Your week in review!
From the president’s future to Pelosi’s past — and most points in between — it’s time for a look back at the week that was. Personal Liberty Digest® presents: The WIRE!
Plenty of reflections from all corners this week as President Donald Trump finished his first 100 days in office. Of course, there was little debate about the best part of Trump’s first 100 days:
They weren’t Hillary’s first 100 days.
Senate Democrats are reportedly exploring a lawsuit against President Trump. Their post-defeat strategy is to hire high-priced lawyers and try to sidestep reality in court?
Should we just go ahead and pencil him in for a second term?
After repeated violent assaults by Democrats trying to silence women and LGBT activists, Berkeley, California, police began enforcing the law requiring “antifa” thugs uncover their faces. Nifty how they found their manners when the masks came off. Almost like potential consequences deter ignorant fascism.
“If my mom sees this, I’ll get grounded! I won’t get to go to junior prom!”
Also acting as a deterrent, the presence of groups like Bikers for Trump, who arrived to protect the First Amendment from the left’s stormtroopers.
Being a fascist isn’t as much fun when there’s an odds-on chance you’ll get your ass kicked.”
Former Obama spokeshole Josh Earnest issued a threat this week, saying the former president would loudly criticize the current administration if he felt it crossed “clear red lines.”
Given Obama’s previous responses to the crossing of “red lines,” that leaves a lot of wiggle room.
Obama met with “at risk” young men in the same Chicago neighborhood where he was community organizer. Evidently, his presidency didn’t reduce the number of “at risk” young men in the ‘hood.
“What? It’s not like they’re Cantor Fitzgerald or anything.”
During the speech, Obama bemoaned how “special interests dominate the debates in Washington.”
“Some of these guys will pay up to $400,000 for a single speech! At least, I heard that.”
After a U.S. Navy frigate fired a warning flare at an Iranian boat, the Islamofascist country’s foreign minister whined about the U.S. Navy’s presence in the Persian Gulf. Hey, the Iranian Navy is welcome to cruise the Gulf of Mexico.

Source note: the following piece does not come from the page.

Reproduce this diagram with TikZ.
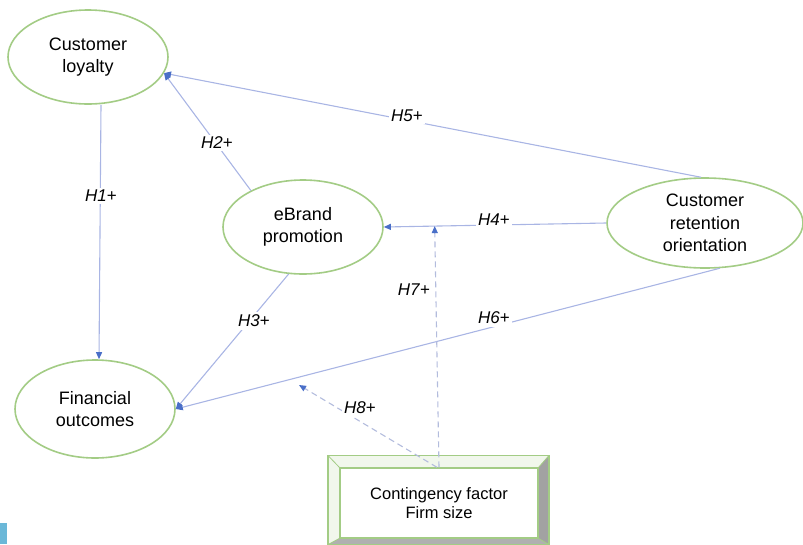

“And by Allah, we will! Just as soon as the Skipper and Gilligan get back from the island!”
A bloodbath in Bristol, as ESPN gave dozens of well-known on air staffers the axe this week in an attempt to staunch the ailing network’s financial hemorrhaging. Whatever happened to the unparalleled success of the “worldwide leader in sports?”
It’s a real mystery.
President Trump’s new tax reform sent the Democrats into another hissy-fit this week. Dems fretted the proposed elimination of federal deductions for state and local taxes would leave their high-tax states and cities facing a greater burden.
Funny how Democrats just love higher taxes, until they have to pay them.
You got a tattoo of Chelsea Clinton? Wow, even the Scientologists don’t brand their minions.
What’s worse: in 50 years, it’ll look like Hillary.
Men’s style glossy Esquire reminded people why they’re not known for their news chops when they “reported” this week that President Trump can press a button and get a Coke delivered instantly. Apparently, Esquire’s crack reporters missed that that button isn’t new.
Obama used the same button to get cigarettes. Clinton used it to get — um — “cigars.”
TV actor Bill Nye’s new Netflix show is, like its host, as appropriate for children as Harry Reid in a windowless van. So far, it has already featured a rap song about “pansexual wood sprites” and a cartoon about scoops of ice cream having an orgy.
The science is fake. The emotional scarring is all too real.
The pseudo-scientist wasn’t done. Nye also said he thinks population control should be enacted, including “policies that penalize people for having extra kids in the developed world…”
Bill Nye, the Eugenics Guy.
Fresh off his profane, hate-filled rant against Republicans, Tom Perez this week became the first DNC Chairfungus to command all Democrats must be pro-abortion.
Convert or die. How very “democratic” of him.
And, according to House Minority Leader Nancy Pelosi, Trump reminds her of a “vampire.” “He reminds me of a boyfriend from high school in Transylvania. Vlad something-or-other.”
To be fair, the whole 15th Century was kind of a blur for Nancy.